** START OF Input for this task **

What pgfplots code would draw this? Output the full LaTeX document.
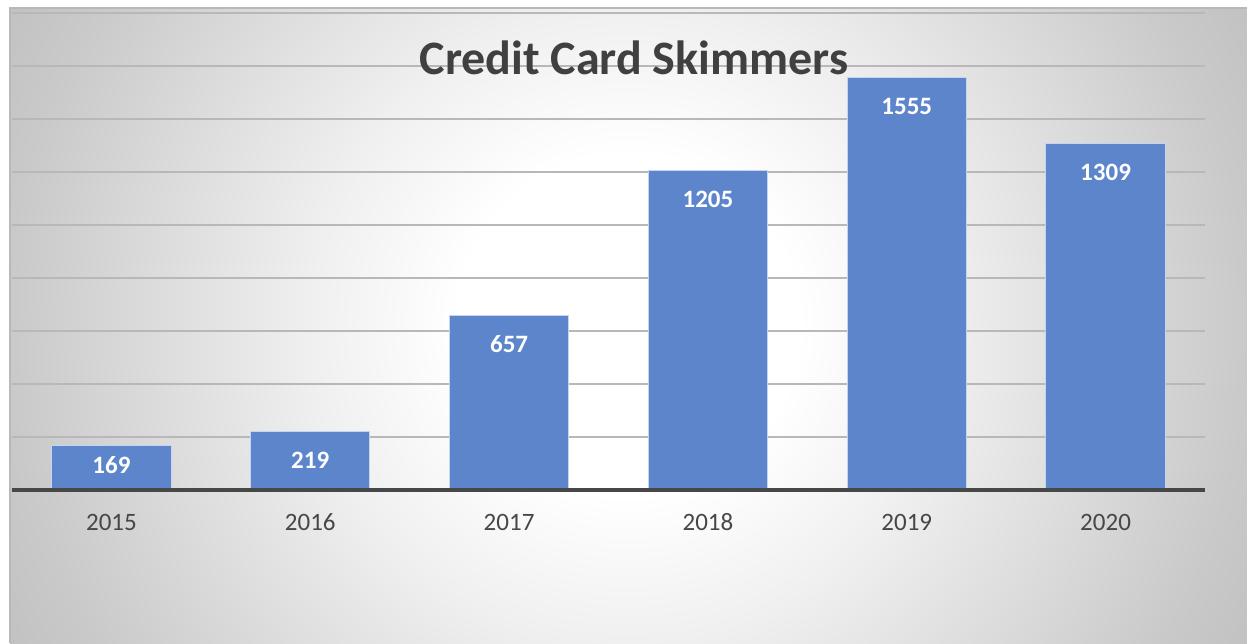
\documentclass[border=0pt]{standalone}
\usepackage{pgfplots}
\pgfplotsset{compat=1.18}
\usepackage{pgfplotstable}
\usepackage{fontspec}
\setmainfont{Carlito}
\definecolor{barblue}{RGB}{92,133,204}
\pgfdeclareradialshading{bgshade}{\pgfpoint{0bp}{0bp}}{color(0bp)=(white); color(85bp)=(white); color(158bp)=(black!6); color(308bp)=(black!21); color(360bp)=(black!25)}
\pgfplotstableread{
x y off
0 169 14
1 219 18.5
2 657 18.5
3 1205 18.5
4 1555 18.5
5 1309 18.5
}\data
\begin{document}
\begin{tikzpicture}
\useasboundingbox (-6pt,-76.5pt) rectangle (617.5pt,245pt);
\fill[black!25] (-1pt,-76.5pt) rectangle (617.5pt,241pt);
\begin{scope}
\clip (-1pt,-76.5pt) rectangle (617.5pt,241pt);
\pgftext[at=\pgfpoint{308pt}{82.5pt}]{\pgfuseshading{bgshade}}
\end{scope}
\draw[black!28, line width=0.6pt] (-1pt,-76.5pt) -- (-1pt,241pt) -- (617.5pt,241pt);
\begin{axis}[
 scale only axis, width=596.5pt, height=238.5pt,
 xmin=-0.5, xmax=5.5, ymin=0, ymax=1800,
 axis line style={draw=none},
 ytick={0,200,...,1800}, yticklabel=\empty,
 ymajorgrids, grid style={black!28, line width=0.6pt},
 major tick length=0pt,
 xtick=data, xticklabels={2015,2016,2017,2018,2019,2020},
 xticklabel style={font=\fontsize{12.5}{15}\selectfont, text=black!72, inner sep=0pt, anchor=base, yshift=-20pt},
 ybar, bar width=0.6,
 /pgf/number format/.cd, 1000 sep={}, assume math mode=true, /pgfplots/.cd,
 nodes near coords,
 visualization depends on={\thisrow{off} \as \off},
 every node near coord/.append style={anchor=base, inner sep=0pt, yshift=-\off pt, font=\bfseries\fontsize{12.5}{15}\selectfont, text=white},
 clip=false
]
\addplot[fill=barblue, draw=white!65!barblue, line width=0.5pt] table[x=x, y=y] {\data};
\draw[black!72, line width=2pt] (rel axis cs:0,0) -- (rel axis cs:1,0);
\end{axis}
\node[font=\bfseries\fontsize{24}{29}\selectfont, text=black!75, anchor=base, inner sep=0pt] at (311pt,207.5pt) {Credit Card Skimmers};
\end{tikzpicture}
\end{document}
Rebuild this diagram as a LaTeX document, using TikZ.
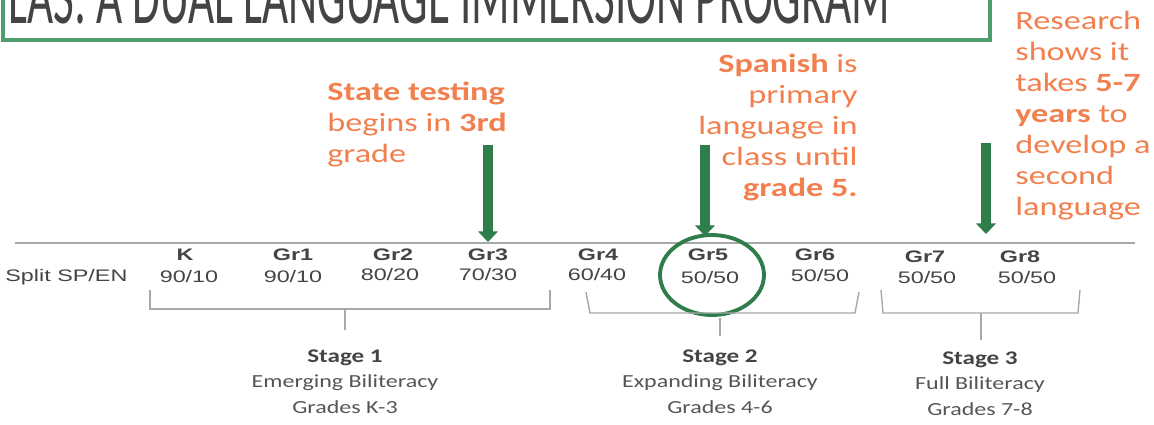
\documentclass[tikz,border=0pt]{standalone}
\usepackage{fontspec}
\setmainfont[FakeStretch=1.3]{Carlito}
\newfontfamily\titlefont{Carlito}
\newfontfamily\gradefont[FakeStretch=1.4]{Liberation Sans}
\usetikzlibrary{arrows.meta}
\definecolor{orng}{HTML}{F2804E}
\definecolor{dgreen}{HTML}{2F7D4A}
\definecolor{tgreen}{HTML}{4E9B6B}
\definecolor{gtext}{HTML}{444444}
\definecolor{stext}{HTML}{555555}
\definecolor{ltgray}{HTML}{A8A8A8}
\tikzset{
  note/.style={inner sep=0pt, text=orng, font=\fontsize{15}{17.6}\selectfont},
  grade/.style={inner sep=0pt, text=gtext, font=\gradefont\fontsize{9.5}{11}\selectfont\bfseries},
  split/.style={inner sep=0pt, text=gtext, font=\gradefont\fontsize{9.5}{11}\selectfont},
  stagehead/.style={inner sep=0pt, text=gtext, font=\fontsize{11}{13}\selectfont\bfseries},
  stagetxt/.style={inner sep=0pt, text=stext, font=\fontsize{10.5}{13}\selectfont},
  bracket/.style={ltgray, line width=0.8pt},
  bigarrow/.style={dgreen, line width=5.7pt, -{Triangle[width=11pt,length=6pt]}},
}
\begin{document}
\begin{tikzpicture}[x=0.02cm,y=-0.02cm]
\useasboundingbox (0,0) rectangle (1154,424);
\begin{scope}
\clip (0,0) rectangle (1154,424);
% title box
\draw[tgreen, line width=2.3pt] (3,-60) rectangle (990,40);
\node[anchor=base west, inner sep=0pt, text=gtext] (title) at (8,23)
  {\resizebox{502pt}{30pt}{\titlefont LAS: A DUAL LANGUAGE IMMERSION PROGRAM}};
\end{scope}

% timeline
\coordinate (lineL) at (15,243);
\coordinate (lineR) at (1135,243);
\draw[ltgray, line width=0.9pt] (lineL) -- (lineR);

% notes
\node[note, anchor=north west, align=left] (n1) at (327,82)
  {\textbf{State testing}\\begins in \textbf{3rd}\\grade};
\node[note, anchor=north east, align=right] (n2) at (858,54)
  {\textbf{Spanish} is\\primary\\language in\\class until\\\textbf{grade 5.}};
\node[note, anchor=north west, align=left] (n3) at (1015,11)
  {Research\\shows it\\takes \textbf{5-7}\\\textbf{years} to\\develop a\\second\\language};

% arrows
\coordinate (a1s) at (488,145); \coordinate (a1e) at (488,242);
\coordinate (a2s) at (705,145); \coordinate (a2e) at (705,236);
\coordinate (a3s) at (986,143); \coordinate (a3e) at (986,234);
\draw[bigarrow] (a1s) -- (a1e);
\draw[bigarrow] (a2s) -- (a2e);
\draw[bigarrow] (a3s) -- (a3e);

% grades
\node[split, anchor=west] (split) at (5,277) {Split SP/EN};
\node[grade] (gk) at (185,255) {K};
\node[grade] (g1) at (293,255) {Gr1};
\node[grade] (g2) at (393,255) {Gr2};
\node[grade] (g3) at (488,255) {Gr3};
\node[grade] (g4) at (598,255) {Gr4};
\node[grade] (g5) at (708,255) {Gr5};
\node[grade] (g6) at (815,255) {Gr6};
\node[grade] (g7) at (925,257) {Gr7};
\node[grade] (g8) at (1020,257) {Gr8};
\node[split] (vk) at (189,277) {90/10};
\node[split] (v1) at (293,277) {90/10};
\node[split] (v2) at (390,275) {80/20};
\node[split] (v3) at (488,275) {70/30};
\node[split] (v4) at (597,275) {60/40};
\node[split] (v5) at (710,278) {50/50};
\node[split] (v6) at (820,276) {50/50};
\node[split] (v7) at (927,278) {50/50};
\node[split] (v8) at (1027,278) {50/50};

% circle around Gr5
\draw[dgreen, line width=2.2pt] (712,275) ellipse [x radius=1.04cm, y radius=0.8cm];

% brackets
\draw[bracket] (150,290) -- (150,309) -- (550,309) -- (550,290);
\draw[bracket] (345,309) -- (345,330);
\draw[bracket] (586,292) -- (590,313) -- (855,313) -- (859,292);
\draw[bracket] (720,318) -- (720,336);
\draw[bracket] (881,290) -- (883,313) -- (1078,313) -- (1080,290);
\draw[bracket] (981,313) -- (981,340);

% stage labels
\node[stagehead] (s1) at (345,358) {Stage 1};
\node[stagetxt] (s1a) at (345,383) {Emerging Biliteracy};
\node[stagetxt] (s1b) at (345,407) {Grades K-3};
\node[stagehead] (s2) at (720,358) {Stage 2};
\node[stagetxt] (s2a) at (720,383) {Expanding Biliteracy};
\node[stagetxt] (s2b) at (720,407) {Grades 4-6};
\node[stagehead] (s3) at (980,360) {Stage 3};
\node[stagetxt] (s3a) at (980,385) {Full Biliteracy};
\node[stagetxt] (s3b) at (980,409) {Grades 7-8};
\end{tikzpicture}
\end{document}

** END OF Input for this task **

Task goal: Extract all the data above exactly, excluding every picture.

Completed task:
What pgfplots code would draw this? Output the full LaTeX document.
\documentclass[border=0pt]{standalone}
\usepackage{pgfplots}
\pgfplotsset{compat=1.18}
\usepackage{pgfplotstable}
\usepackage{fontspec}
\setmainfont{Carlito}
\definecolor{barblue}{RGB}{92,133,204}
\pgfdeclareradialshading{bgshade}{\pgfpoint{0bp}{0bp}}{color(0bp)=(white); color(85bp)=(white); color(158bp)=(black!6); color(308bp)=(black!21); color(360bp)=(black!25)}
\pgfplotstableread{
x y off
0 169 14
1 219 18.5
2 657 18.5
3 1205 18.5
4 1555 18.5
5 1309 18.5
}\data
\begin{document}
\begin{tikzpicture}
\useasboundingbox (-6pt,-76.5pt) rectangle (617.5pt,245pt);
\fill[black!25] (-1pt,-76.5pt) rectangle (617.5pt,241pt);
\begin{scope}
\clip (-1pt,-76.5pt) rectangle (617.5pt,241pt);
\pgftext[at=\pgfpoint{308pt}{82.5pt}]{\pgfuseshading{bgshade}}
\end{scope}
\draw[black!28, line width=0.6pt] (-1pt,-76.5pt) -- (-1pt,241pt) -- (617.5pt,241pt);
\begin{axis}[
 scale only axis, width=596.5pt, height=238.5pt,
 xmin=-0.5, xmax=5.5, ymin=0, ymax=1800,
 axis line style={draw=none},
 ytick={0,200,...,1800}, yticklabel=\empty,
 ymajorgrids, grid style={black!28, line width=0.6pt},
 major tick length=0pt,
 xtick=data, xticklabels={2015,2016,2017,2018,2019,2020},
 xticklabel style={font=\fontsize{12.5}{15}\selectfont, text=black!72, inner sep=0pt, anchor=base, yshift=-20pt},
 ybar, bar width=0.6,
 /pgf/number format/.cd, 1000 sep={}, assume math mode=true, /pgfplots/.cd,
 nodes near coords,
 visualization depends on={\thisrow{off} \as \off},
 every node near coord/.append style={anchor=base, inner sep=0pt, yshift=-\off pt, font=\bfseries\fontsize{12.5}{15}\selectfont, text=white},
 clip=false
]
\addplot[fill=barblue, draw=white!65!barblue, line width=0.5pt] table[x=x, y=y] {\data};
\draw[black!72, line width=2pt] (rel axis cs:0,0) -- (rel axis cs:1,0);
\end{axis}
\node[font=\bfseries\fontsize{24}{29}\selectfont, text=black!75, anchor=base, inner sep=0pt] at (311pt,207.5pt) {Credit Card Skimmers};
\end{tikzpicture}
\end{document}
Rebuild this diagram as a LaTeX document, using TikZ.
\documentclass[tikz,border=0pt]{standalone}
\usepackage{fontspec}
\setmainfont[FakeStretch=1.3]{Carlito}
\newfontfamily\titlefont{Carlito}
\newfontfamily\gradefont[FakeStretch=1.4]{Liberation Sans}
\usetikzlibrary{arrows.meta}
\definecolor{orng}{HTML}{F2804E}
\definecolor{dgreen}{HTML}{2F7D4A}
\definecolor{tgreen}{HTML}{4E9B6B}
\definecolor{gtext}{HTML}{444444}
\definecolor{stext}{HTML}{555555}
\definecolor{ltgray}{HTML}{A8A8A8}
\tikzset{
  note/.style={inner sep=0pt, text=orng, font=\fontsize{15}{17.6}\selectfont},
  grade/.style={inner sep=0pt, text=gtext, font=\gradefont\fontsize{9.5}{11}\selectfont\bfseries},
  split/.style={inner sep=0pt, text=gtext, font=\gradefont\fontsize{9.5}{11}\selectfont},
  stagehead/.style={inner sep=0pt, text=gtext, font=\fontsize{11}{13}\selectfont\bfseries},
  stagetxt/.style={inner sep=0pt, text=stext, font=\fontsize{10.5}{13}\selectfont},
  bracket/.style={ltgray, line width=0.8pt},
  bigarrow/.style={dgreen, line width=5.7pt, -{Triangle[width=11pt,length=6pt]}},
}
\begin{document}
\begin{tikzpicture}[x=0.02cm,y=-0.02cm]
\useasboundingbox (0,0) rectangle (1154,424);
\begin{scope}
\clip (0,0) rectangle (1154,424);
% title box
\draw[tgreen, line width=2.3pt] (3,-60) rectangle (990,40);
\node[anchor=base west, inner sep=0pt, text=gtext] (title) at (8,23)
  {\resizebox{502pt}{30pt}{\titlefont LAS: A DUAL LANGUAGE IMMERSION PROGRAM}};
\end{scope}

% timeline
\coordinate (lineL) at (15,243);
\coordinate (lineR) at (1135,243);
\draw[ltgray, line width=0.9pt] (lineL) -- (lineR);

% notes
\node[note, anchor=north west, align=left] (n1) at (327,82)
  {\textbf{State testing}\\begins in \textbf{3rd}\\grade};
\node[note, anchor=north east, align=right] (n2) at (858,54)
  {\textbf{Spanish} is\\primary\\language in\\class until\\\textbf{grade 5.}};
\node[note, anchor=north west, align=left] (n3) at (1015,11)
  {Research\\shows it\\takes \textbf{5-7}\\\textbf{years} to\\develop a\\second\\language};

% arrows
\coordinate (a1s) at (488,145); \coordinate (a1e) at (488,242);
\coordinate (a2s) at (705,145); \coordinate (a2e) at (705,236);
\coordinate (a3s) at (986,143); \coordinate (a3e) at (986,234);
\draw[bigarrow] (a1s) -- (a1e);
\draw[bigarrow] (a2s) -- (a2e);
\draw[bigarrow] (a3s) -- (a3e);

% grades
\node[split, anchor=west] (split) at (5,277) {Split SP/EN};
\node[grade] (gk) at (185,255) {K};
\node[grade] (g1) at (293,255) {Gr1};
\node[grade] (g2) at (393,255) {Gr2};
\node[grade] (g3) at (488,255) {Gr3};
\node[grade] (g4) at (598,255) {Gr4};
\node[grade] (g5) at (708,255) {Gr5};
\node[grade] (g6) at (815,255) {Gr6};
\node[grade] (g7) at (925,257) {Gr7};
\node[grade] (g8) at (1020,257) {Gr8};
\node[split] (vk) at (189,277) {90/10};
\node[split] (v1) at (293,277) {90/10};
\node[split] (v2) at (390,275) {80/20};
\node[split] (v3) at (488,275) {70/30};
\node[split] (v4) at (597,275) {60/40};
\node[split] (v5) at (710,278) {50/50};
\node[split] (v6) at (820,276) {50/50};
\node[split] (v7) at (927,278) {50/50};
\node[split] (v8) at (1027,278) {50/50};

% circle around Gr5
\draw[dgreen, line width=2.2pt] (712,275) ellipse [x radius=1.04cm, y radius=0.8cm];

% brackets
\draw[bracket] (150,290) -- (150,309) -- (550,309) -- (550,290);
\draw[bracket] (345,309) -- (345,330);
\draw[bracket] (586,292) -- (590,313) -- (855,313) -- (859,292);
\draw[bracket] (720,318) -- (720,336);
\draw[bracket] (881,290) -- (883,313) -- (1078,313) -- (1080,290);
\draw[bracket] (981,313) -- (981,340);

% stage labels
\node[stagehead] (s1) at (345,358) {Stage 1};
\node[stagetxt] (s1a) at (345,383) {Emerging Biliteracy};
\node[stagetxt] (s1b) at (345,407) {Grades K-3};
\node[stagehead] (s2) at (720,358) {Stage 2};
\node[stagetxt] (s2a) at (720,383) {Expanding Biliteracy};
\node[stagetxt] (s2b) at (720,407) {Grades 4-6};
\node[stagehead] (s3) at (980,360) {Stage 3};
\node[stagetxt] (s3a) at (980,385) {Full Biliteracy};
\node[stagetxt] (s3b) at (980,409) {Grades 7-8};
\end{tikzpicture}
\end{document}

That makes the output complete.